Eskiden, 1990’lara dek sinema vizyonu açısından “sezon” kavramı kullanılırdı: Her yıl Eylül ayında yeni filmlerin vizyona girmeye başladığı sinema sezonu açılır ve Mayıs sonuna dek sürerdi, yaz aylarında ise pek yeni film gösterime girmez, daha çok önceki sezonlarda iş yapmış filmlerin “2’nci vizyonu” sözkonusu olurdu. Amerikan dağıtımcıların iç piyasaya girip ağırlık kazandığı ve beraberinde gişe istatistiklerinin daha sıkı tutulmaya başlandığı 1990’lardan itibaren ise artık bu istatistikler takvim yılları itibariyle tutuluyor. Dolayısıyla yaz aylarının bitip Eylül’e girdiğimiz bu günlerde sinema sektörü açısından yılın nihai değerlendirmesini yapmak için henüz doğal olarak erken. Ancak geride kalan sekiz ayı önceki yılın ilk sekiz ayı ile karşılaştırıp kimi temkinli öngörülerde bulunmak olanaklı ve mevcut rakamlar yerli sinema açısından hiç de olumlu emareler içermiyor.
Bu yılın ilk 34 haftasında yerli filmlere 18.6 milyon bilet satılmış, oysa bu rakam geçen yıl aynı dönemde 21.8 milyondu. Öte yandan yabancı filmlerin izleyici sayısı ise esas itibariyle aynı kalmış (geçen yıl 17.4 milyon, bu yıl 17.8 milyon). Yani izleyicilerin ayağının sinemadan genel olarak kesilmesi değil, yerli filmlere rağbetin azalması sözkonusu. Kuşkusuz yılın geri kalan dört ayında da aynı eğilimin süreceğinin kesinkes bir garantisi yok, neticede dört ay da oldukça uzun bir süre.

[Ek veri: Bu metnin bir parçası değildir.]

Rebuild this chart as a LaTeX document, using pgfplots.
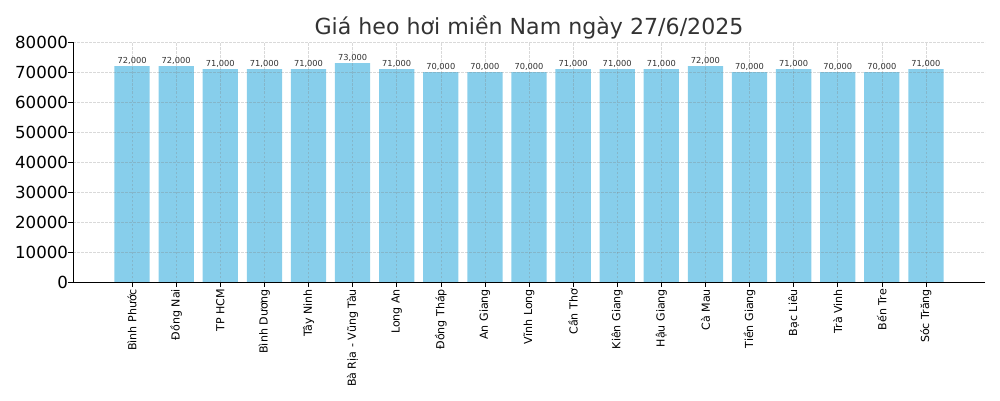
\documentclass[border=0pt]{standalone}
\usepackage{fontspec}
\setmainfont{DejaVu Sans}
\usepackage{pgfplots}
\pgfplotsset{compat=1.18}
\definecolor{barblue}{HTML}{87CEEB}
\definecolor{titlegray}{HTML}{333333}

\begin{document}
\begin{tikzpicture}[x=1bp,y=1bp]
\path (0,0) rectangle (1000,400);
\begin{axis}[
  at={(73bp,118bp)}, anchor=south west,
  scale only axis, width=912bp, height=240bp,
  ybar, bar width=0.8,
  xmin=-1.34, xmax=19.34,
  ymin=0, ymax=80000,
  ytick={0,10000,...,80000},
  xtick={0,...,18},
  xticklabels={Bình Phước,Đồng Nai,TP HCM,Bình Dương,Tây Ninh,Bà Rịa - Vũng Tàu,Long An,Đồng Tháp,An Giang,Vĩnh Long,Cần Thơ,Kiên Giang,Hậu Giang,Cà Mau,Tiền Giang,Bạc Liêu,Trà Vinh,Bến Tre,Sóc Trăng},
  x tick label style={rotate=90, anchor=east, font=\fontsize{11.1}{13}\selectfont, inner sep=2bp},
  y tick label style={font=\fontsize{16.7}{18}\selectfont, /pgf/number format/1000 sep={}, xshift=3.5bp},
  /pgf/number format/assume math mode=true,
  scaled y ticks=false,
  axis lines*=left,
  tick align=outside,
  major tick length=4.9bp,
  tick style={black, line width=0.6bp},
  axis line style={black, line width=0.8bp},
  grid=major,
  major grid style={dashed, gray, opacity=0.3, line width=0.5bp, dash pattern=on 2.5bp off 1.5bp},
  axis on top,
  title={Giá heo hơi miền Nam ngày 27/6/2025},
  title style={font=\fontsize{22.2}{26}\selectfont, text=titlegray, at={(0.5,1)}, anchor=south, yshift=-7bp},
  nodes near coords={\pgfmathprintnumber[fixed,precision=0,1000 sep={,}]{\pgfplotspointmeta}},
  nodes near coords style={font=\fontsize{8.3}{10}\selectfont, text=titlegray, anchor=south, inner sep=1bp, yshift=0bp},
]
\addplot[fill=barblue, draw=none] coordinates {
  (0,72000) (1,72000) (2,71000) (3,71000) (4,71000) (5,73000) (6,71000)
  (7,70000) (8,70000) (9,70000) (10,71000) (11,71000) (12,71000) (13,72000)
  (14,70000) (15,71000) (16,70000) (17,70000) (18,71000)
};
\end{axis}
\end{tikzpicture}
\end{document}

Ancak geçmiş yıllara baktığımızda genel eğilim olarak ilk sekiz ayın yılın tamamını her zaman olmasa da genellikle yansıttığı görülüyor.

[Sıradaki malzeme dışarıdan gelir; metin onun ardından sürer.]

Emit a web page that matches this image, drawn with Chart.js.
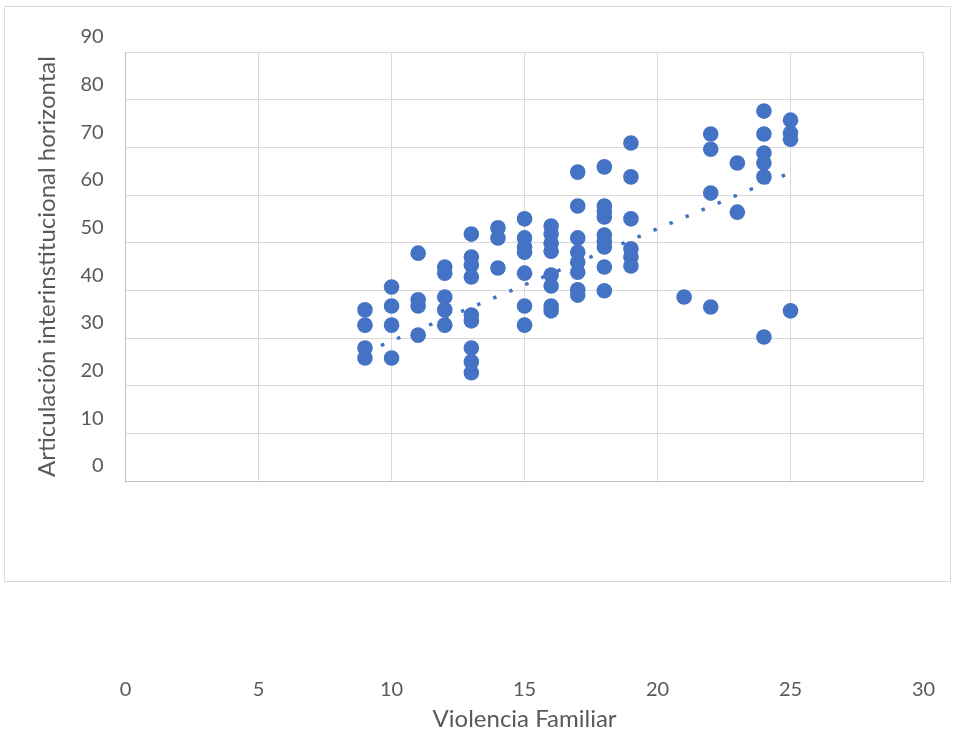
<!DOCTYPE html>
<html>
<head>
<meta charset="utf-8">
<title>Violencia Familiar vs Articulación</title>
<script src="https://cdn.jsdelivr.net/npm/chart.js@4/dist/chart.umd.min.js"></script>
<style>
  html, body { margin: 0; padding: 0; background: #fff; }
  #wrap { width: 954px; height: 740px; position: relative; }
</style>
</head>
<body>
<div id="wrap"><canvas id="scatterChart"></canvas></div>
<script>
// x values (Violencia Familiar), one per point
const violencia = [
  9, 9, 9, 9,
  10, 10, 10, 10,
  11, 11, 11, 11,
  12, 12, 12, 12, 12,
  13, 13, 13, 13, 13, 13, 13, 13, 13,
  14, 14, 14,
  15, 15, 15, 15, 15, 15, 15,
  16, 16, 16, 16, 16, 16, 16, 16,
  17, 17, 17, 17, 17, 17, 17, 17,
  18, 18, 18, 18, 18, 18, 18, 18, 18,
  19, 19, 19, 19, 19, 19,
  21,
  22, 22, 22, 22,
  23, 23,
  24, 24, 24, 24, 24, 24,
  25, 25, 25, 25
];

// y values (Articulación interinstitucional horizontal), same order
const articulacion = [
  35.9, 32.7, 27.9, 25.8,
  40.7, 36.7, 32.7, 25.8,
  47.8, 38.0, 36.7, 30.6,
  44.9, 43.6, 38.6, 35.9, 32.7,
  51.8, 47.0, 45.3, 42.8, 34.8, 33.6, 27.9, 25.0, 22.7,
  53.1, 51.0, 44.7,
  55.0, 51.0, 49.1, 48.0, 43.6, 36.7, 32.7,
  53.5, 51.8, 49.9, 48.2, 43.2, 40.9, 36.7, 35.7,
  64.8, 57.7, 51.0, 48.0, 45.9, 43.8, 40.1, 39.0,
  65.9, 57.7, 56.6, 55.4, 51.6, 50.3, 49.1, 44.9, 39.9,
  70.9, 63.8, 55.0, 48.7, 47.0, 45.1,
  38.6,
  72.8, 69.6, 60.4, 36.5,
  66.7, 56.4,
  77.6, 72.8, 68.8, 66.7, 63.8, 30.2,
  75.7, 73.0, 71.7, 35.7
];

// linear trendline end points
const trendX = [9, 25];
const trendY = [27.0, 64.7];

const xTicks = [0, 5, 10, 15, 20, 25, 30];
const yTicks = [0, 10, 20, 30, 40, 50, 60, 70, 80, 90];

const blue = '#4472C4';
const textGrey = '#595959';
const gridGrey = '#d9d9d9';
const axisGrey = '#bfbfbf';
const fontFamily = 'Lato, "Open Sans", sans-serif';

// Excel-like chart area frame behind everything
const frame = {
  id: 'frame',
  beforeDraw(chart) {
    const ctx = chart.ctx;
    ctx.save();
    ctx.fillStyle = '#fff';
    ctx.fillRect(0, 0, chart.width, chart.height);
    ctx.strokeStyle = gridGrey;
    ctx.lineWidth = 1;
    ctx.strokeRect(4.5, 6.5, 946, 575);
    ctx.restore();
  }
};

const points = violencia.map((x, i) => ({ x: x, y: articulacion[i] }));
const trend = trendX.map((x, i) => ({ x: x, y: trendY[i] }));

new Chart(document.getElementById('scatterChart'), {
  type: 'scatter',
  data: {
    datasets: [
      {
        label: 'Articulación interinstitucional horizontal',
        data: points,
        backgroundColor: blue,
        borderColor: blue,
        pointRadius: 7.8,
        pointBorderWidth: 0,
        order: 2
      },
      {
        label: 'Lineal',
        type: 'line',
        data: trend,
        borderColor: blue,
        borderWidth: 3.5,
        borderDash: [3.5, 13.9],
        pointRadius: 0,
        fill: false,
        order: 1
      }
    ]
  },
  options: {
    responsive: true,
    maintainAspectRatio: false,
    animation: false,
    layout: { padding: { left: 0, top: 52, right: 30.5, bottom: 0 } },
    plugins: {
      legend: { display: false },
      tooltip: { enabled: false }
    },
    scales: {
      x: {
        type: 'linear',
        min: 0,
        max: 30,
        afterBuildTicks: s => { s.ticks = xTicks.map(v => ({ value: v })); },
        afterFit: s => {
          // labels sit far below the plot; keep the big tick padding from widening the sides
          s.height = 259;
          s.paddingLeft = 0;
          s.paddingRight = 0;
        },
        grid: { color: gridGrey, drawTicks: false },
        border: { color: axisGrey, width: 1 },
        ticks: {
          color: textGrey,
          padding: 197,
          maxRotation: 0,
          font: { family: fontFamily, size: 20 }
        },
        title: {
          display: true,
          text: 'Violencia Familiar',
          color: textGrey,
          padding: { top: 0, bottom: 6 },
          font: { family: fontFamily, size: 24 }
        }
      },
      y: {
        type: 'linear',
        min: 0,
        max: 90,
        afterBuildTicks: s => { s.ticks = yTicks.map(v => ({ value: v })); },
        afterFit: s => {
          s.width = 125.6;
          s.paddingTop = 0;
          s.paddingBottom = 0;
        },
        grid: { color: gridGrey, drawTicks: false },
        border: { color: axisGrey, width: 1 },
        ticks: {
          color: textGrey,
          padding: 22,
          labelOffset: -15,
          font: { family: fontFamily, size: 20 }
        },
        title: {
          display: true,
          text: 'Articulación interinstitucional horizontal',
          color: textGrey,
          padding: { top: 33, bottom: 0 },
          font: { family: fontFamily, size: 24 }
        }
      }
    }
  },
  plugins: [frame]
});
</script>
</body>
</html>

Yerli filmlere ilginin azalmasının bir diğer göstergesi ise an itibariyle en çok izleyici çeken ilk on film içinde dört yabancı filmin (üç çizgi roman uyarlaması süper kahraman filmi ve bir çizgi film) olması, oysa bu rakam geçtiğimiz yıllarda yalnızca bir veya iki oluyordu.
Bu noktada bir parantez açarak büyük kentlerde bu yıl yaşanan terör eylemlerinin sinemayı nasıl etkilediğine bakmakta fayda var çünkü muhtemelen terörün sinemayı vurduğu argümanını yıl sonu değerlendirmelerinde sıkça duyacağız. Gerçekten de TAK ve IŞİD’in Ankara ve Istanbul’da sivil yerleşim alanlarındaki intihar saldırılarının ardarda geldiği Mart ayından itibaren bir süre izleyici sayısında çok belirgin bir azalma yaşandı: bu yıl Mart ve Nisan aylarında toplam 8.3 milyon bilet satılmış geçen yıl bu rakam 12 milyon iken. Ancak bu süreç uzun sürmemiş ve bu yılın yaz aylarının bilet satışı geçen yılkine oranla artmış bile (8.2 milyon ve 6.8 milyon).
Kaldığımız noktaya geri dönersek, yerli sinemaya ilginin azalma eğilimi göstermesinin muhtemel nedenleri üzerinde fikir yürütmeyi yıl sonunda nihai tablo ortaya çıktığı zamana bırakmayı tercih ederim. Ancak şimdilik bitirmeden bir noktaya daha işaret etmek isterim ki yerli sinemadaki geri çekilme yalnızca anaakım popüler sinemaya özgü görünmüyor. Örneğin geçen yıl SİYAD üyelerinin oylarıyla belirlenen “en iyi” beş filmin dördü ortalama 20’şer bin dolayında izleyici çekmişken (kuşkusuz bu da çok düşük bir rakamdı); bu yılın kaba bir tabirle “sanat sineması” çerçevesinde sayabileceğimiz filmlerin hiçbiri 15 bin izleyiciye ulaşamadı, hatta 12,493 izleyici çeken Zeki Demirkubuz imzalı Kor hariç hiçbiri 10 bin rakamını bile göremedi ki Kor da Demirkubuz’un son on yılda en az iş yapan filmi oldu.